Artificial intelligence and nuclear fusion are often described as the defining technologies of this century. The first reshapes how we compute, while the second promises a new way to power the world. Now, the two are beginning to intersect. As AI systems grow more powerful, the data centers behind them are driving a sharp rise in electricity demand, pushing existing energy systems to their limits.
This has renewed interest in nuclear fusion. Long considered a distant goal, it is now being explored as a potential source of clean, reliable power for an increasingly AI-driven world. But can fusion be achieved in time to meet that demand?
How much energy does AI actually use?
AI is driving an unprecedented surge in electricity demand from data centers worldwide. Modern data centers, operated by Google, Amazon, Microsoft among others, run thousands of servers continuously.
In the U.S. alone, data centers consumed approximately 176 TWh in 2023, while global consumption was 460 TWh in 2022. The International Energy Agency also predicts that global data center demand will more than double to roughly 945 TWh by 2030.
At the same time, power density is increasing. AI-optimized server racks that once required 5–10 kilowatts of power are now drawing 60- 100 kilowatts or more, forcing companies to redesign cooling systems and power supplies to prevent overheating.
What is nuclear fusion?
Nuclear fusion is the same process that powers the sun and the stars. It involves combining two types of hydrogen, deuterium (from seawater) and tritium, at extremely high temperatures to release energy. Rafael Mariano Gross, the head of the International Atomic Energy Agency, has lauded fusion as being a “dream of limitless, clean energy”.
To achieve this on Earth, deuterium and tritium must be heated to a staggering 150 million °C, ten times hotter than the center of the sun. This process allows the creation of plasma in which nuclei can collide and fuse, thus releasing large amounts of energy.
What progress has been made?
In recent years, fusion technology has seen a flurry of breakthroughs as some of the world’s largest technology companies are turning to this source of energy that until recently seemed to be decades away from practical use. Overall, financing had grown from US$1.7 billion in 2020 to US$15 billion by September 2025, demonstrating growing popularity.
In December 2022, researchers in California proved for the first time that a fusion reaction could produce more energy than the lasers used to start it.
By April 2025, they had repeated this feat, nearly quadrupling the energy output.

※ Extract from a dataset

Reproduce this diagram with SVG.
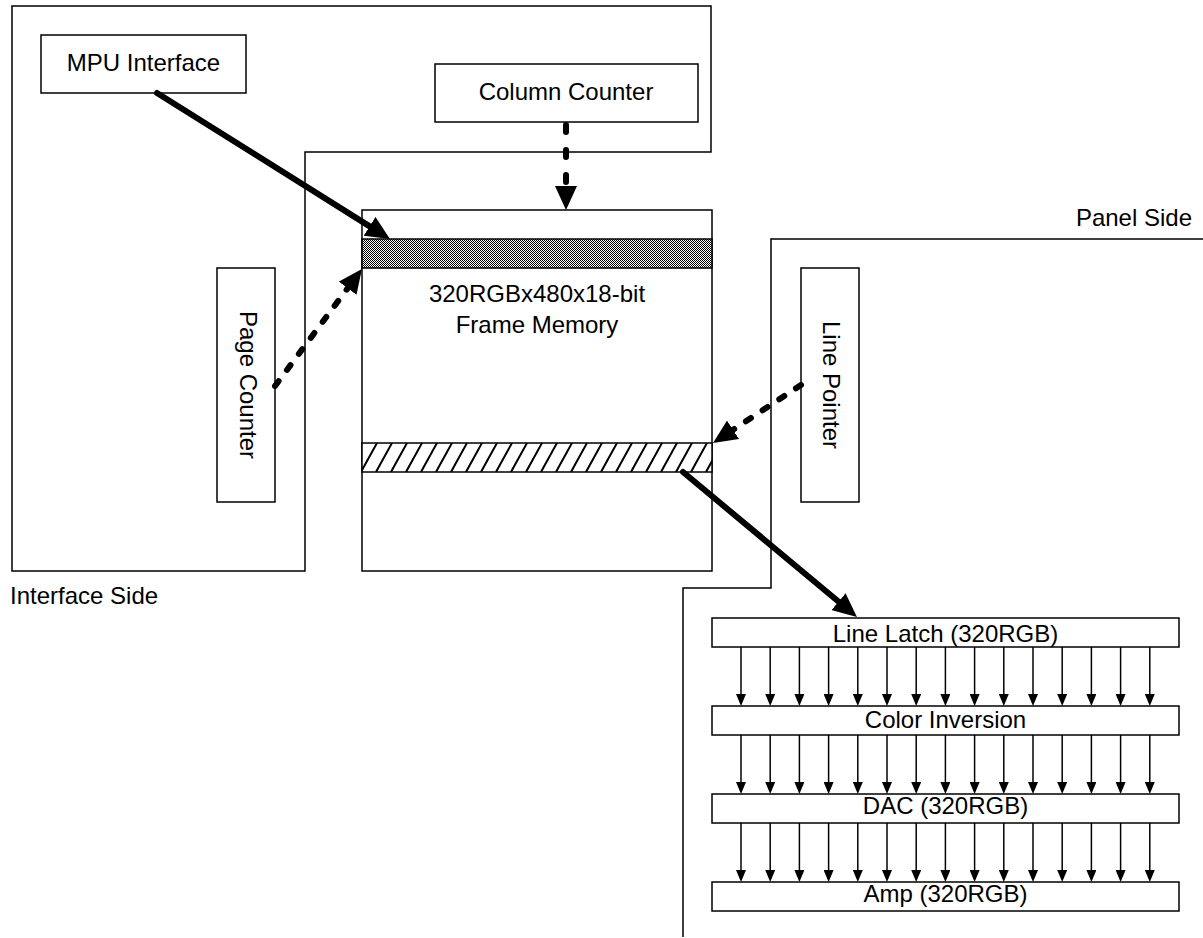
<svg xmlns="http://www.w3.org/2000/svg" width="1203" height="938" viewBox="0 0 1203 938">
<style>
.box{fill:#fff;stroke:#000;stroke-width:1.5}
.region{fill:none;stroke:#000;stroke-width:1.5}
.t{font-family:"Liberation Sans",Arial,sans-serif;font-size:24px;fill:#000}
.c{text-anchor:middle}
.thick{stroke:#000;stroke-width:6;fill:none;stroke-linecap:round}
.dash{stroke:#000;stroke-width:6;fill:none;stroke-linecap:round;stroke-dasharray:6 14}
.thin{stroke:#000;stroke-width:1.5;fill:none}
</style>
<defs>
<marker id="big" markerUnits="userSpaceOnUse" markerWidth="24" markerHeight="22" refX="10" refY="11" orient="auto" viewBox="0 0 24 22">
<path d="M0,0 L24,11 L0,22 z" fill="#000"/>
</marker>
<marker id="small" markerUnits="userSpaceOnUse" markerWidth="12" markerHeight="10" refX="4" refY="5" orient="auto" viewBox="0 0 12 10">
<path d="M0,0 L12,5 L0,10 z" fill="#000"/>
</marker>
<pattern id="check" patternUnits="userSpaceOnUse" x="0" y="0" width="2" height="2">
<rect width="2" height="2" fill="#fff"/>
<rect width="1" height="1" fill="#000"/>
<rect x="1" y="1" width="1" height="1" fill="#000"/>
</pattern>
<pattern id="hatch" patternUnits="userSpaceOnUse" x="362" y="443" width="15" height="29">
<rect width="15" height="29" fill="#fff"/>
<path d="M-1,29 L15,0 M14,29 L30,0 M-16,29 L0,0" stroke="#000" stroke-width="2"/>
</pattern>
</defs>

<g id="interface-side">
<polygon class="region" points="12,6 711,6 711,152 305,152 305,571 12,571"/>
<text class="t" x="10" y="604">Interface Side</text>
</g>

<g id="panel-side">
<polyline class="region" points="1203,239 771,239 771,588 683,588 683,937"/>
<text class="t" x="1192" y="226" text-anchor="end">Panel Side</text>
</g>

<g id="mpu-interface">
<rect class="box" x="41" y="35" width="205" height="58"/>
<text class="t c" x="143.5" y="71">MPU Interface</text>
</g>

<g id="column-counter">
<rect class="box" x="435" y="64" width="263" height="58"/>
<text class="t c" x="566" y="100">Column Counter</text>
</g>

<g id="page-counter">
<rect class="box" x="217" y="268" width="58" height="234"/>
<text class="t c" transform="translate(248,385) rotate(90)" x="0" y="8.5">Page Counter</text>
</g>

<g id="line-pointer">
<rect class="box" x="801" y="268" width="58" height="234"/>
<text class="t c" transform="translate(831,385) rotate(90)" x="0" y="8.5">Line Pointer</text>
</g>

<g id="frame-memory">
<rect class="box" x="362" y="210" width="350" height="361"/>
<rect x="362" y="239" width="350" height="29" fill="url(#check)" stroke="#000" stroke-width="1.5"/>
<rect x="362" y="443" width="350" height="29" fill="url(#hatch)" stroke="#000" stroke-width="1.5"/>
<text class="t c" x="537" y="302">320RGBx480x18-bit</text>
<text class="t c" x="537" y="333">Frame Memory</text>
</g>

<g id="line-latch">
<rect class="box" x="712" y="618" width="467" height="29"/>
<text class="t c" x="945.5" y="642">Line Latch (320RGB)</text>
</g>
<g id="color-inversion">
<rect class="box" x="712" y="706" width="467" height="29"/>
<text class="t c" x="945.5" y="728">Color Inversion</text>
</g>
<g id="dac">
<rect class="box" x="712" y="794" width="467" height="29"/>
<text class="t c" x="945.5" y="814">DAC (320RGB)</text>
</g>
<g id="amp">
<rect class="box" x="712" y="882" width="467" height="29"/>
<text class="t c" x="945.5" y="902">Amp (320RGB)</text>
</g>

<g id="connectors">
<line class="thick" x1="157" y1="93" x2="378.1" y2="231.6" marker-end="url(#big)"/>
<line class="dash" style="stroke-dasharray:7 18" x1="566" y1="125" x2="566" y2="196" marker-end="url(#big)"/>
<line class="dash" x1="275" y1="386" x2="353.6" y2="280.2" marker-end="url(#big)"/>
<line class="dash" x1="801" y1="385" x2="724.7" y2="435.3" marker-end="url(#big)"/>
<line class="thick" x1="683" y1="472" x2="846.2" y2="608" marker-end="url(#big)"/>
<g id="bus1">
<path class="thin" marker-end="url(#small)" d="M741,647 V698"/>
<path class="thin" marker-end="url(#small)" d="M770.2,647 V698"/>
<path class="thin" marker-end="url(#small)" d="M799.4,647 V698"/>
<path class="thin" marker-end="url(#small)" d="M828.6,647 V698"/>
<path class="thin" marker-end="url(#small)" d="M857.8,647 V698"/>
<path class="thin" marker-end="url(#small)" d="M887,647 V698"/>
<path class="thin" marker-end="url(#small)" d="M916.2,647 V698"/>
<path class="thin" marker-end="url(#small)" d="M945.4,647 V698"/>
<path class="thin" marker-end="url(#small)" d="M974.6,647 V698"/>
<path class="thin" marker-end="url(#small)" d="M1003.8,647 V698"/>
<path class="thin" marker-end="url(#small)" d="M1033,647 V698"/>
<path class="thin" marker-end="url(#small)" d="M1062.2,647 V698"/>
<path class="thin" marker-end="url(#small)" d="M1091.4,647 V698"/>
<path class="thin" marker-end="url(#small)" d="M1120.6,647 V698"/>
<path class="thin" marker-end="url(#small)" d="M1149.8,647 V698"/>
</g>
<g id="bus2">
<path class="thin" marker-end="url(#small)" d="M741,735 V786"/>
<path class="thin" marker-end="url(#small)" d="M770.2,735 V786"/>
<path class="thin" marker-end="url(#small)" d="M799.4,735 V786"/>
<path class="thin" marker-end="url(#small)" d="M828.6,735 V786"/>
<path class="thin" marker-end="url(#small)" d="M857.8,735 V786"/>
<path class="thin" marker-end="url(#small)" d="M887,735 V786"/>
<path class="thin" marker-end="url(#small)" d="M916.2,735 V786"/>
<path class="thin" marker-end="url(#small)" d="M945.4,735 V786"/>
<path class="thin" marker-end="url(#small)" d="M974.6,735 V786"/>
<path class="thin" marker-end="url(#small)" d="M1003.8,735 V786"/>
<path class="thin" marker-end="url(#small)" d="M1033,735 V786"/>
<path class="thin" marker-end="url(#small)" d="M1062.2,735 V786"/>
<path class="thin" marker-end="url(#small)" d="M1091.4,735 V786"/>
<path class="thin" marker-end="url(#small)" d="M1120.6,735 V786"/>
<path class="thin" marker-end="url(#small)" d="M1149.8,735 V786"/>
</g>
<g id="bus3">
<path class="thin" marker-end="url(#small)" d="M741,823 V874"/>
<path class="thin" marker-end="url(#small)" d="M770.2,823 V874"/>
<path class="thin" marker-end="url(#small)" d="M799.4,823 V874"/>
<path class="thin" marker-end="url(#small)" d="M828.6,823 V874"/>
<path class="thin" marker-end="url(#small)" d="M857.8,823 V874"/>
<path class="thin" marker-end="url(#small)" d="M887,823 V874"/>
<path class="thin" marker-end="url(#small)" d="M916.2,823 V874"/>
<path class="thin" marker-end="url(#small)" d="M945.4,823 V874"/>
<path class="thin" marker-end="url(#small)" d="M974.6,823 V874"/>
<path class="thin" marker-end="url(#small)" d="M1003.8,823 V874"/>
<path class="thin" marker-end="url(#small)" d="M1033,823 V874"/>
<path class="thin" marker-end="url(#small)" d="M1062.2,823 V874"/>
<path class="thin" marker-end="url(#small)" d="M1091.4,823 V874"/>
<path class="thin" marker-end="url(#small)" d="M1120.6,823 V874"/>
<path class="thin" marker-end="url(#small)" d="M1149.8,823 V874"/>
</g>
</g>
</svg>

In July 2025, American Helion Energy began construction of what could become the world’s first fusion power plant designed to supply electricity directly to a commercial customer.
In February 2026, they announced that their prototype reactor successfully reached the 150 million °C mark, validating their technology and keeping them on track to provide fusion power to Microsoft’s data centers by 2028.
Also in 2025, China’s EAST nuclear fusion reactor managed to maintain plasma stable, moving scientists closer to the goal of producing abundant, clean energy. keep plasma stable
Why is fusion attractive for AI infrastructure?
Firstly, unlike solar or wind energy, which fluctuate depending on the weather and the time of day, fusion reactors can provide continuous, baseload electricity, a major requirement for AI data centers that need constant power to maintain operations and avoid disruptions.
Secondly, fusion power is energy-dense. A single nuclear facility can generate gigawatts of electricity while occupying a relatively small physical footprint.
Thirdly, fusion produces minimal greenhouse gas emissions, aligning with the climate targets that many technology companies have adopted.
Can fusion realistically meet AI energy demand?
The short answer towards which most researchers converge is “Not in the near term”.
Fusion is not yet commercially viable and no fusion plant currently supplies electricity to the grid. Most experts expect that large-scale development will still take decades.
What are the broader implications?
The intersection of AI and fusion presents a profound paradox. On one hand, we are witnessing AI being used to stabilize fusion plasmas in real-time, effectively using the software to build its own future power source. If successful, this power offers a permanent escape from the carbon-heavy bottlenecks that currently threaten to stall the AI revolution.
However, the equity gap remains the most significant shadow over this bright future. With the fusion race being heavily funded by Big Tech and wealthy nations, this could shape how new energy capacity is distributed and used.
So, can fusion power the AI era?
Many experts agree to the idea that fusion could eventually become a major source of low-carbon energy and support energy-intensive industries such as AI.
But for now, it remains an emerging technology with uncertain timelines. For the foreseeable future, powering AI will depend largely on scaling existing energy systems, while fusion continues to develop in the background.